Having to leave the European Championship in 2018 was a low point also because his mother was in a coma for about a month during that period. She has almost fully recovered.
Vallejo even stopped playing for the national team at some point, because he was so angry with his country and didn't feel he should represent it any longer. "I couldn't stand the pressure; in more than one game, I almost had tears in my eyes," he wrote on Facebook two years ago.
"In more than one game I almost had tears in my eyes."
—Francisco Vallejo
However, since he went public it's going better, he says. "After that, it was much easier to handle, somehow." Last year he returned to play for the Spanish team at the European Team Championship in Batumi. He plans to return to the Olympic team as well this year.
Although the claim for half a million was dropped, the tax authority did take almost a hundred thousand euros from Vallejo.
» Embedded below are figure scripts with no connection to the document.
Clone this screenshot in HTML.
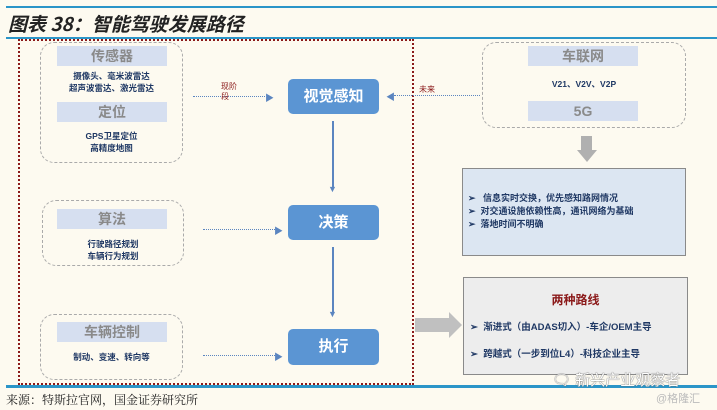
<!DOCTYPE html>
<html><head><meta charset="utf-8"><style>
*{margin:0;padding:0;box-sizing:border-box}
body{width:717px;height:410px;background:#fdfaf0;position:relative;overflow:hidden;font-family:"Liberation Sans","Noto Sans CJK SC",sans-serif}
.a{position:absolute}
.t{position:absolute;text-align:center;white-space:nowrap}
.band{position:absolute;background:#d6dff0;color:#8a8a8a;font-weight:bold;text-align:center}
.dbox{position:absolute;border:1px dashed #aaa;border-radius:14px}
.blue{position:absolute;background:#5b95d3;border-radius:5px;color:#fff;font-weight:bold;text-align:center;font-size:15px}
.sm{font-size:8.5px;color:#1f3864;font-weight:bold;line-height:12px}
.hd{position:absolute;height:0;border-top:1.5px dotted #5b85c0}
.vl{position:absolute;width:2px;background:#5b85c0}
</style></head><body>
<div class="a" style="left:6px;top:6px;width:711px;height:2px;background:#2b95c8"></div>
<div class="t" style="left:8px;top:10px;font-size:19px;font-style:italic;font-weight:bold;font-family:'Noto Sans CJK SC',sans-serif;color:#222">图表 38：智能驾驶发展路径</div>
<div class="a" style="left:6px;top:37px;width:711px;height:2px;background:#2b95c8"></div>
<div class="a" style="left:18px;top:39px;width:396px;height:346px;border:2px dotted #8b1a1a"></div>
<div class="a" style="left:6px;top:385px;width:711px;height:3px;background:#2b95c8"></div>
<div class="t" style="left:6px;top:391px;font-size:12px;font-family:'Noto Serif CJK SC',serif;color:#222">来源：特斯拉官网，国金证券研究所</div>

<div class="dbox" style="left:40px;top:42px;width:143px;height:121px"></div>
<div class="band" style="left:57px;top:46px;width:110px;height:20px;font-size:14px;line-height:20px">传感器</div>
<div class="t sm" style="left:40px;top:70px;width:143px">摄像头、毫米波雷达<br>超声波雷达、激光雷达</div>
<div class="band" style="left:57px;top:102px;width:110px;height:20px;font-size:14px;line-height:20px">定位</div>
<div class="t sm" style="left:40px;top:130px;width:143px">GPS卫星定位<br>高精度地图</div>

<div class="dbox" style="left:42px;top:200px;width:142px;height:66px"></div>
<div class="band" style="left:57px;top:209px;width:110px;height:20px;font-size:14px;line-height:20px">算法</div>
<div class="t sm" style="left:42px;top:238px;width:142px">行驶路径规划<br>车辆行为规划</div>

<div class="dbox" style="left:40px;top:314px;width:143px;height:66px"></div>
<div class="band" style="left:57px;top:322px;width:110px;height:20px;font-size:14px;line-height:20px">车辆控制</div>
<div class="t sm" style="left:40px;top:351px;width:143px">制动、变速、转向等</div>

<div class="hd" style="left:193px;top:96px;width:72px"></div>
<div class="t" style="left:265px;top:91px;font-size:9px;color:#5b85c0">▶</div>
<div class="t" style="left:221px;top:82px;font-size:8px;color:#8b1a1a;line-height:10px;text-align:left">现阶<br>段</div>
<div class="hd" style="left:203px;top:229px;width:72px"></div>
<div class="t" style="left:274px;top:224px;font-size:9px;color:#5b85c0">▶</div>
<div class="hd" style="left:203px;top:355px;width:72px"></div>
<div class="t" style="left:274px;top:350px;font-size:9px;color:#5b85c0">▶</div>

<div class="blue" style="left:288px;top:79px;width:91px;height:35px;line-height:35px">视觉感知</div>
<div class="blue" style="left:288px;top:205px;width:91px;height:35px;line-height:35px">决策</div>
<div class="blue" style="left:288px;top:329px;width:91px;height:36px;line-height:36px">执行</div>
<div class="vl" style="left:332px;top:121px;height:68px"></div>
<div class="t" style="left:328px;top:184px;font-size:9px;color:#5b85c0">▼</div>
<div class="vl" style="left:332px;top:247px;height:66px"></div>
<div class="t" style="left:328px;top:309px;font-size:9px;color:#5b85c0">▼</div>

<div class="hd" style="left:394px;top:95px;width:86px"></div>
<div class="t" style="left:386px;top:90px;font-size:9px;color:#5b85c0">◀</div>
<div class="t" style="left:419px;top:84px;font-size:8px;color:#8b1a1a">未来</div>

<div class="dbox" style="left:482px;top:42px;width:204px;height:86px"></div>
<div class="band" style="left:528px;top:46px;width:110px;height:20px;font-size:14px;line-height:20px">车联网</div>
<div class="t sm" style="left:482px;top:78px;width:204px">V21、V2V、V2P</div>
<div class="band" style="left:528px;top:101px;width:110px;height:20px;font-size:14px;line-height:20px">5G</div>

<div class="a" style="left:581px;top:136px;width:11px;height:14px;background:#b0b0b0"></div>
<div class="a" style="left:577px;top:150px;width:0;height:0;border-left:10px solid transparent;border-right:10px solid transparent;border-top:12px solid #b0b0b0"></div>

<div class="a" style="left:462px;top:168px;width:224px;height:88px;background:#dce6f2;border:1px solid #8a8a8a"></div>
<div class="a sm" style="left:468px;top:192px;font-size:9px;line-height:13px;white-space:nowrap">➢&nbsp;&nbsp; 信息实时交换，优先感知路网情况<br>➢&nbsp; 对交通设施依赖性高，通讯网络为基础<br>➢&nbsp; 落地时间不明确</div>

<div class="a" style="left:415px;top:318px;width:34px;height:14px;background:#c0c0c0"></div>
<div class="a" style="left:449px;top:312px;width:0;height:0;border-top:13px solid transparent;border-bottom:13px solid transparent;border-left:13px solid #c0c0c0"></div>

<div class="a" style="left:463px;top:277px;width:225px;height:98px;background:#ededed;border:1px solid #8a8a8a"></div>
<div class="t" style="left:463px;top:291px;width:225px;font-size:12px;font-weight:bold;color:#8b1a1a">两种路线</div>
<div class="a sm" style="left:470px;top:322px;font-size:9.5px;white-space:nowrap">➢&nbsp; 渐进式（由ADAS切入）-车企/OEM主导</div>
<div class="a sm" style="left:470px;top:349px;font-size:9.5px;white-space:nowrap">➢&nbsp; 跨越式（一步到位L4）-科技企业主导</div>

<div class="t" style="left:552px;top:369px;font-size:15px;color:#fff;text-shadow:0 0 1px #666,0 0 1px #666">🗨 新兴产业观察者</div>
<div class="t" style="left:656px;top:390px;font-size:11px;color:#bbb">@格隆汇</div>
</body></html>
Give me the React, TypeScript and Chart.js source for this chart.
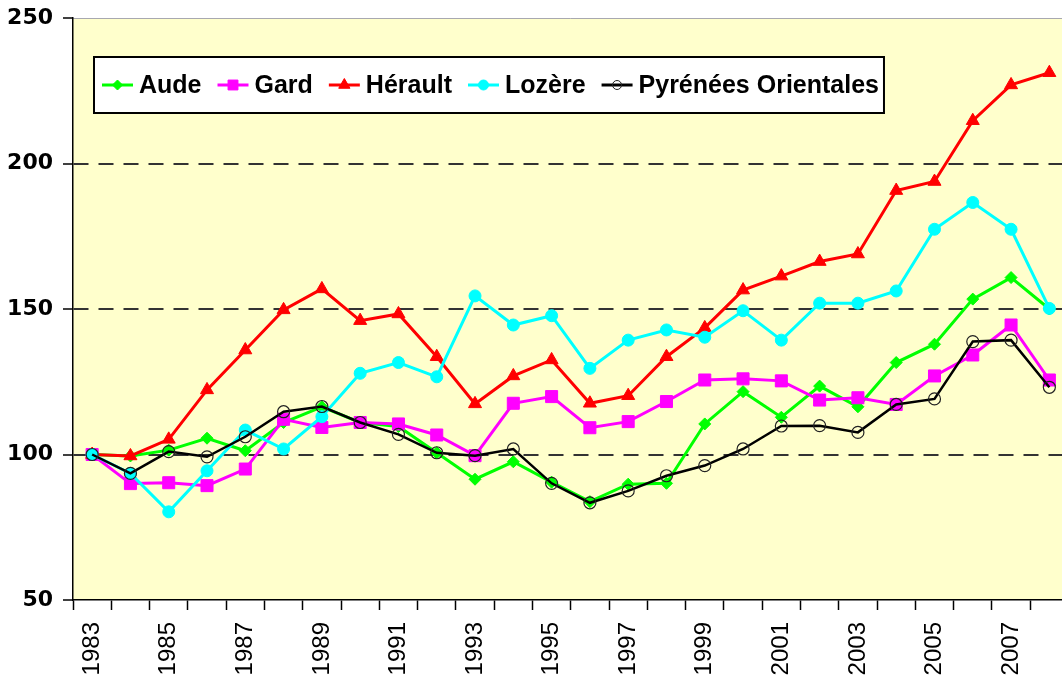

Now that the claim is released, this money should return to the chess player's account.
Vallejo says he will now have to fight for this as well and plans to consult his lawyer on other actions, such as trying to earn back his legal costs or claim compensation for reputational or emotional damage.
On social media, he wrote: "This is not the end of the game, but it's a big step."
Editor's note: the article has been corrected, now saying that Vallejo is from Menorca, not Mallorca.